Plotting code records ->
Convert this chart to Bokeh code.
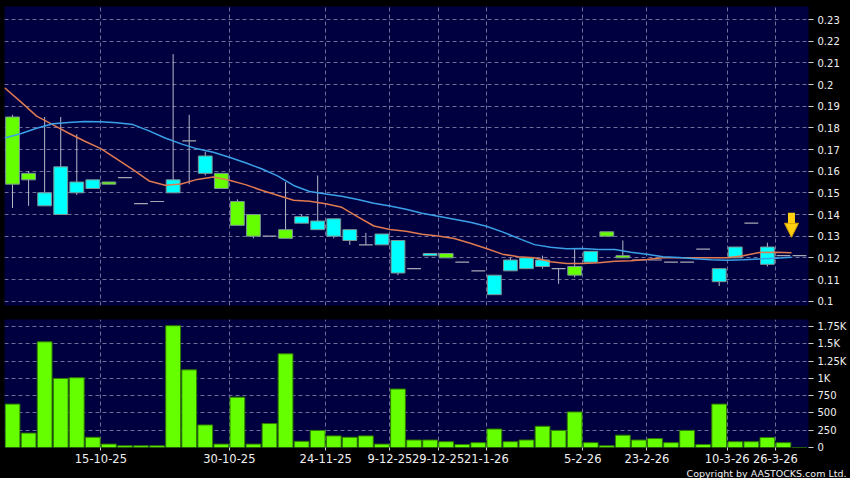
from bokeh.plotting import figure
from bokeh.layouts import column
from bokeh.models import FixedTicker, ColumnDataSource, Arrow, NormalHead, Title, Range1d
from bokeh.embed import file_html
from bokeh.resources import INLINE

# ---------------- data ----------------
opens = [0.185, 0.159, 0.144, 0.140, 0.150, 0.152, 0.155, 0.157, 0.145, 0.146,
         0.150, 0.174, 0.159, 0.159, 0.146, 0.140, 0.130, 0.133, 0.136, 0.133,
         0.130, 0.128, 0.126, 0.126, 0.113, 0.115, 0.121, 0.122, 0.118, 0.114,
         0.103, 0.114, 0.115, 0.116, 0.115, 0.116, 0.118, 0.132, 0.121, 0.119,
         0.119, 0.118, 0.118, 0.124, 0.109, 0.120, 0.136, 0.117, 0.121, 0.121]
highs = [0.186, 0.160, 0.185, 0.185, 0.177, 0.156, 0.155, 0.157, 0.145, 0.146,
         0.214, 0.186, 0.169, 0.159, 0.147, 0.140, 0.130, 0.155, 0.140, 0.158,
         0.138, 0.133, 0.1315, 0.131, 0.128, 0.115, 0.122, 0.122, 0.118, 0.114,
         0.112, 0.120, 0.120, 0.121, 0.115, 0.124, 0.123, 0.132, 0.128, 0.119,
         0.119, 0.118, 0.118, 0.124, 0.115, 0.125, 0.136, 0.127, 0.121, 0.121]
lows = [0.143, 0.144, 0.144, 0.140, 0.149, 0.152, 0.154, 0.157, 0.145, 0.146,
        0.150, 0.154, 0.158, 0.152, 0.135, 0.129, 0.130, 0.129, 0.136, 0.133,
        0.129, 0.126, 0.126, 0.126, 0.112, 0.115, 0.121, 0.120, 0.118, 0.114,
        0.103, 0.114, 0.115, 0.115, 0.108, 0.111, 0.118, 0.130, 0.120, 0.119,
        0.119, 0.118, 0.118, 0.124, 0.107, 0.120, 0.136, 0.116, 0.121, 0.121]
closes = [0.154, 0.156, 0.150, 0.162, 0.155, 0.156, 0.154, 0.157, 0.145, 0.146,
          0.156, 0.174, 0.167, 0.152, 0.135, 0.130, 0.130, 0.129, 0.139, 0.137,
          0.138, 0.133, 0.126, 0.131, 0.128, 0.115, 0.122, 0.120, 0.118, 0.114,
          0.112, 0.119, 0.120, 0.119, 0.115, 0.112, 0.123, 0.130, 0.120, 0.119,
          0.119, 0.118, 0.118, 0.124, 0.115, 0.125, 0.136, 0.125, 0.121, 0.121]
volumes = [627, 208, 1527, 998, 1008, 148, 49, 25, 25, 25,
           1760, 1122, 326, 49, 727, 49, 346, 1354, 89, 247,
           168, 148, 168, 49, 845, 108, 108, 84, 44, 70,
           267, 84, 108, 307, 247, 514, 70, 25, 178, 108,
           129, 70, 247, 44, 627, 84, 84, 144, 70, 0]
# moving averages, one value per bar boundary (first one before bar 0)
ma_fast = [0.1985, 0.1921, 0.1854, 0.1815, 0.1775, 0.1738, 0.1704, 0.1656, 0.1607, 0.1555,
           0.1535, 0.1541, 0.1562, 0.1573, 0.1558, 0.1538, 0.1512, 0.1489, 0.1466, 0.1461,
           0.1450, 0.1433, 0.1389, 0.1347, 0.1331, 0.1323, 0.1309, 0.1301, 0.1289, 0.1267,
           0.1243, 0.1217, 0.1205, 0.1200, 0.1182, 0.1174, 0.1174, 0.1177, 0.1184, 0.1186,
           0.1192, 0.1200, 0.1200, 0.1200, 0.1200, 0.1200, 0.1210, 0.1225, 0.1226, 0.1223]
ma_slow = [0.1753, 0.1773, 0.1798, 0.1819, 0.1825, 0.1829, 0.1828, 0.1823, 0.1815, 0.1786,
           0.1753, 0.1726, 0.1703, 0.1687, 0.1664, 0.1639, 0.1611, 0.1578, 0.1534, 0.1506,
           0.1495, 0.1484, 0.1469, 0.1452, 0.1439, 0.1424, 0.1406, 0.1392, 0.1378, 0.1364,
           0.1346, 0.1320, 0.1290, 0.1261, 0.1249, 0.1242, 0.1243, 0.1238, 0.1238, 0.1226,
           0.1217, 0.1205, 0.1201, 0.1196, 0.1191, 0.1189, 0.1191, 0.1195, 0.1198, 0.1203]
date_tick_index = [6, 14, 20, 24, 27, 30, 36, 40, 45, 48]
date_tick_labels = ["15-10-25", "30-10-25", "24-11-25", "9-12-25", "29-12-25",
                    "21-1-26", "5-2-26", "23-2-26", "10-3-26", "26-3-26"]
price_ticks = [0.10, 0.11, 0.12, 0.13, 0.14, 0.15, 0.16, 0.17, 0.18, 0.19, 0.20, 0.21, 0.22, 0.23]
price_tick_labels = ["0.1", "0.11", "0.12", "0.13", "0.14", "0.15", "0.16", "0.17",
                     "0.18", "0.19", "0.2", "0.21", "0.22", "0.23"]
vol_ticks = [0, 250, 500, 750, 1000, 1250, 1500, 1750]
vol_tick_labels = ["0", "250", "500", "750", "1K", "1.25K", "1.5K", "1.75K"]
marker_bar = 48.5      # bar boundary marked by the arrow
marker_top = 0.1408
marker_tip = 0.1295

# ---------------- styling ----------------
BG = "#000040"
OUTER = "#000000"
GRID = "#6e6e98"
TXT = "#f0f0f0"
UP = "#00ffff"
DOWN = "#66ff00"
FONT = "DejaVu Sans"

n = len(opens)
idx = list(range(n))
grid_x = [i - 0.5 for i in date_tick_index]

body = dict(x=[], top=[], bottom=[], color=[])
flat = dict(x0=[], x1=[], y=[])
for i in idx:
    o, c = opens[i], closes[i]
    if c > o:
        body["x"].append(i); body["top"].append(c); body["bottom"].append(o); body["color"].append(UP)
    elif c < o:
        body["x"].append(i); body["top"].append(o); body["bottom"].append(c); body["color"].append(DOWN)
    else:
        flat["x0"].append(i - 0.43); flat["x1"].append(i + 0.43); flat["y"].append(c)

x_range = Range1d(-0.5, 49.56)

p1 = figure(width=850, height=312, x_range=x_range, y_range=Range1d(0.098, 0.236),
            output_backend="svg", toolbar_location=None, y_axis_location="right",
            min_border_left=4, min_border_right=42, min_border_top=6, min_border_bottom=7,
            background_fill_color=BG, border_fill_color=OUTER, outline_line_color=None)
p1.xaxis.visible = False
p1.xgrid.ticker = FixedTicker(ticks=grid_x)
p1.ygrid.ticker = FixedTicker(ticks=price_ticks)

# wicks
p1.segment(x0=idx, y0=lows, x1=idx, y1=highs, line_color="#b8b8c8", line_width=1)
# bodies
p1.vbar(x="x", top="top", bottom="bottom", width=0.86, fill_color="color",
        line_color="#7c9494", line_width=1, source=ColumnDataSource(body))
p1.segment(x0="x0", y0="y", x1="x1", y1="y", line_color="#a8a8b4", line_width=1.2,
           source=ColumnDataSource(flat))
# moving averages (drawn over the candles)
ma_x = [k + 0.5 for k in range(-1, n - 1)]
p1.line(ma_x, ma_fast, line_color="#e07a50", line_width=1.5)
p1.line(ma_x, ma_slow, line_color="#3aa0e8", line_width=1.5)

p1.add_layout(Arrow(end=NormalHead(size=14, fill_color="#ffcf10", line_color="#d8a000"),
                    x_start=marker_bar, y_start=marker_top, x_end=marker_bar, y_end=marker_tip,
                    line_width=7, line_color="#ffcf10"))

p2 = figure(width=850, height=166, x_range=x_range, y_range=Range1d(0, 1850),
            output_backend="svg", toolbar_location=None, y_axis_location="right",
            min_border_left=4, min_border_right=42, min_border_top=7, min_border_bottom=0,
            background_fill_color=BG, border_fill_color=OUTER, outline_line_color=None)
p2.vbar(x=idx, top=volumes, bottom=0, width=0.92, fill_color=DOWN, line_color="#2f7a00", line_width=1)
p2.xaxis.ticker = FixedTicker(ticks=grid_x)
p2.xaxis.major_label_overrides = {t: lab for t, lab in zip(grid_x, date_tick_labels)}
p2.xgrid.ticker = FixedTicker(ticks=grid_x)
p2.yaxis.ticker = FixedTicker(ticks=vol_ticks)
p2.yaxis.major_label_overrides = {t: lab for t, lab in zip(vol_ticks, vol_tick_labels)}
p2.ygrid.ticker = FixedTicker(ticks=vol_ticks)

p1.yaxis.ticker = FixedTicker(ticks=price_ticks)
p1.yaxis.major_label_overrides = {t: lab for t, lab in zip(price_ticks, price_tick_labels)}

for p in (p1, p2):
    for g in (p.xgrid, p.ygrid):
        g.grid_line_color = GRID
        g.grid_line_dash = "4 3"
        g.grid_line_width = 1
    ax = p.yaxis[0]
    ax.axis_line_color = None
    ax.major_tick_in = 0
    ax.major_tick_out = 5
    ax.major_tick_line_color = "#d0d0d0"
    ax.minor_tick_line_color = None
    ax.major_label_standoff = 4
    ax.major_label_text_font = FONT
    ax.major_label_text_font_size = "10px"
    ax.major_label_text_color = TXT

xa = p2.xaxis[0]
xa.axis_line_color = None
xa.major_tick_in = 0
xa.major_tick_out = 3
xa.major_tick_line_color = "#d0d0d0"
xa.minor_tick_line_color = None
xa.major_label_standoff = 3
xa.major_label_text_font = FONT
xa.major_label_text_font_size = "11.5px"
xa.major_label_text_color = TXT

p2.add_layout(Title(text="Copyright by AASTOCKS.com Ltd.", align="right", text_font=FONT,
                    text_font_size="9.5px", text_font_style="normal", text_color=TXT,
                    standoff=0, offset=-38), "below")

layout = column(p1, p2, spacing=0)
layout.styles = {"background-color": OUTER}
open("out.html", "w").write(file_html(layout, INLINE))
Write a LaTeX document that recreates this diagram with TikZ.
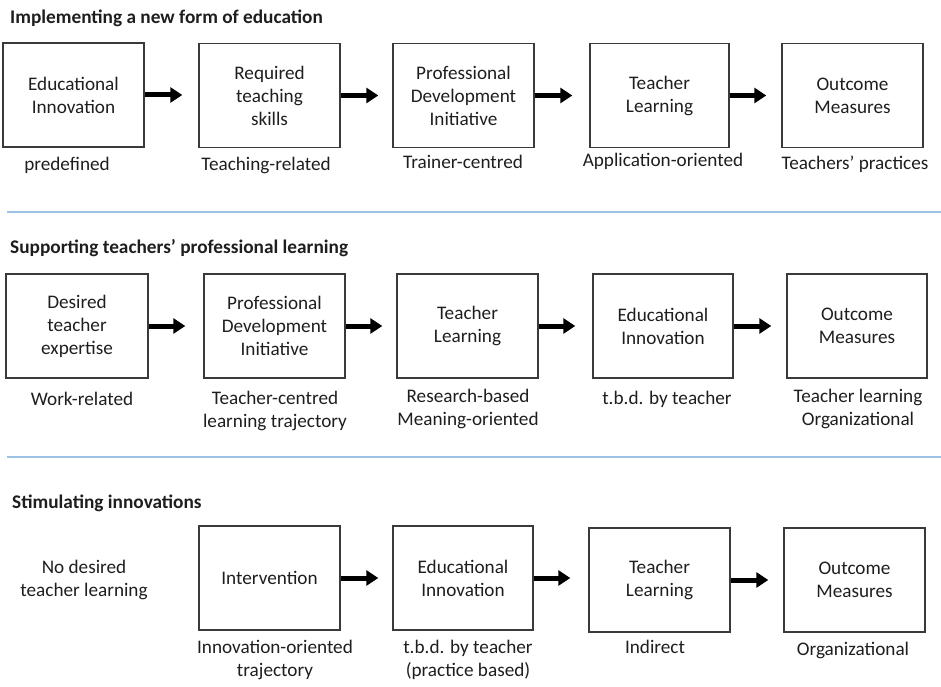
\documentclass[tikz,border=0pt]{standalone}
\usepackage{fontspec}
\setmainfont{Carlito}
\usetikzlibrary{arrows.meta}
\definecolor{sepblue}{HTML}{9DC3E6}
\definecolor{boxline}{HTML}{3A3A3A}
\definecolor{txt}{HTML}{1E1E1E}
\tikzset{
  box/.style={draw=boxline, line width=1.4pt, minimum width=141pt, minimum height=104pt, inner sep=0pt, align=center, text=txt, font=\fontsize{19.2}{23}\selectfont},
  lbl/.style={align=center, inner sep=0pt, text=txt, font=\fontsize{19.2}{23}\selectfont},
  head/.style={anchor=west, inner sep=0pt, text=txt, font=\fontsize{19.3}{22}\selectfont\bfseries},
  flow/.style={line width=5pt, -{Triangle[length=12pt,width=15pt]}},
  sep/.style={draw=sepblue, line width=1.2pt}
}
\begin{document}
\begin{tikzpicture}[x=1pt, y=-1pt]
\useasboundingbox (0,0) rectangle (941,687);
% Row 1
\node[head] (h1) at (10,18) {Implementing a new form of education};
\node[box] (a1) at (73.5,95) {Educational\\Innovation};
\node[box] (a2) at (269.5,95.5) {Required\\teaching\\skills};
\node[box] (a3) at (463.5,95.5) {Professional\\Development\\Initiative};
\node[box, minimum width=139pt] (a4) at (659.5,95.5) {Teacher\\Learning};
\node[box] (a5) at (852.5,95.5) {Outcome\\Measures};
\draw[flow] (a1.east) -- ([xshift=-16pt]a2.west |- a1.east);
\draw[flow] (a2.east) -- ([xshift=-14pt]a3.west |- a2.east);
\draw[flow] (a3.east) -- ([xshift=-17pt]a4.west |- a3.east);
\draw[flow] (a4.east) -- ([xshift=-15pt]a5.west |- a4.east);
\node[lbl] (la1) at (67,165) {predefined};
\node[lbl] (la2) at (266,165) {Teaching-related};
\node[lbl] (la3) at (463,162) {Trainer-centred};
\node[lbl] (la4) at (663,161) {Application-oriented};
\node[lbl] (la5) at (855,164) {Teachers’ practices};
\coordinate (s1a) at (7,212);
\coordinate (s1b) at (941,212);
\draw[sep] (s1a) -- (s1b);
% Row 2
\node[head] (h2) at (10,248) {Supporting teachers’ professional learning};
\node[box, minimum width=142pt] (b1) at (77,326) {Desired\\teacher\\expertise};
\node[box] (b2) at (274.5,326) {Professional\\Development\\Initiative};
\node[box] (b3) at (467.5,326) {Teacher\\Learning};
\node[box, minimum width=140pt] (b4) at (663,326) {Educational\\Innovation};
\node[box, minimum width=140pt] (b5) at (857,326) {Outcome\\Measures};
\draw[flow] (b1.east) -- ([xshift=-18pt]b2.west |- b1.east);
\draw[flow] (b2.east) -- ([xshift=-14pt]b3.west |- b2.east);
\draw[flow] (b3.east) -- ([xshift=-17pt]b4.west |- b3.east);
\draw[flow] (b4.east) -- ([xshift=-15pt]b5.west |- b4.east);
\node[lbl] (lb1) at (82,399) {Work-related};
\node[lbl] (lb2) at (275,410.5) {Teacher-centred\\learning trajectory};
\node[lbl] (lb3) at (468,408.5) {Research-based\\Meaning-oriented};
\node[lbl] (lb4) at (667,399) {t.b.d. by teacher};
\node[lbl] (lb5) at (858,409) {Teacher learning\\Organizational};
\coordinate (s2a) at (7,457);
\coordinate (s2b) at (941,457);
\draw[sep] (s2a) -- (s2b);
% Row 3
\node[head] (h3) at (12,503) {Stimulating innovations};
\node[lbl] (c0) at (84,580) {No desired\\teacher learning};
\node[box] (c1) at (269.5,578) {Intervention};
\node[box, minimum width=140pt] (c2) at (463,578) {Educational\\Innovation};
\node[box] (c3) at (659.5,580) {Teacher\\Learning};
\node[box] (c4) at (854.5,580) {Outcome\\Measures};
\draw[flow] (c1.east) -- ([xshift=-14pt]c2.west |- c1.east);
\draw[flow] (c2.east) -- ([xshift=-18pt]c3.west |- c2.east);
\draw[flow] (c3.east) -- ([xshift=-15pt]c4.west |- c3.east);
\node[lbl] (lc1) at (275,660) {Innovation-oriented\\trajectory};
\node[lbl] (lc2) at (468,660) {t.b.d. by teacher\\(practice based)};
\node[lbl] (lc3) at (655,647) {Indirect};
\node[lbl] (lc4) at (853,650) {Organizational};
\end{tikzpicture}
\end{document}
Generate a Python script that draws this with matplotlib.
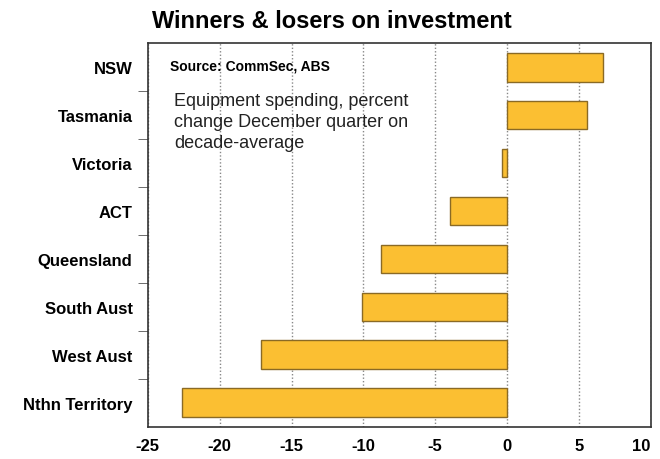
import matplotlib
matplotlib.use("Agg")
import matplotlib.pyplot as plt
import numpy as np

plt.rcParams["font.family"] = ["Liberation Sans", "DejaVu Sans"]

states = ["NSW", "Tasmania", "Victoria", "ACT", "Queensland",
          "South Aust", "West Aust", "Nthn Territory"]
change = [6.65, 5.55, -0.35, -3.95, -8.8, -10.1, -17.1, -22.6]
xticks = [-25, -20, -15, -10, -5, 0, 5, 10]

fig = plt.figure(figsize=(6.6, 4.6), dpi=100)
ax = fig.add_axes([0.224, 0.070, 0.762, 0.834])

ypos = np.arange(len(states))
ax.barh(ypos, change, height=0.6, color="#FBBF32", edgecolor="#8A6A25", linewidth=1.0, zorder=3)

ax.set_xlim(-25, 10)
ax.set_ylim(len(states) - 0.5, -0.5)
ax.set_xticks(xticks)
ax.set_xticklabels([str(v) for v in xticks], fontweight="bold", fontsize=12)
ax.tick_params(axis="x", length=0, pad=8)
ax.get_xticklabels()[-1].set_horizontalalignment("right")

ax.set_yticks(ypos)
ax.set_yticklabels(states, fontweight="bold", fontsize=12)
ax.tick_params(axis="y", which="major", length=0, pad=11)
ax.set_yticks(ypos[:-1] + 0.5, minor=True)
ax.tick_params(axis="y", which="minor", length=7, direction="out", color="#555555")

ax.grid(axis="x", linestyle=(0, (1, 1.5)), color="#888888", linewidth=1.0, zorder=0)
for s in ax.spines.values():
    s.set_color("#333333")
    s.set_linewidth(1.2)

fig.text(152 / 660, 1 - 22 / 460, "Winners & losers on investment",
         fontsize=17, fontweight="bold", ha="left", va="center")
ax.text(0.045, 0.96, "Source: CommSec, ABS", transform=ax.transAxes,
        fontsize=10, fontweight="bold", ha="left", va="top")
ax.text(0.052, 0.872, "Equipment spending, percent\nchange December quarter on\ndecade-average",
        transform=ax.transAxes, fontsize=13, ha="left", va="top", linespacing=1.3,
        color="#222222", zorder=4)

fig.savefig("out.png", dpi=100)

WORK TO COMPLETE -> Skip the pictures, please, and transcribe only the lines from the beginning of the material through the one that contains "from bokeh.resources import INLINE".

OUTPUT OF THE TASK ->
Convert this chart to Bokeh code.
from bokeh.plotting import figure
from bokeh.layouts import column
from bokeh.models import FixedTicker, ColumnDataSource, Arrow, NormalHead, Title, Range1d
from bokeh.embed import file_html
from bokeh.resources import INLINE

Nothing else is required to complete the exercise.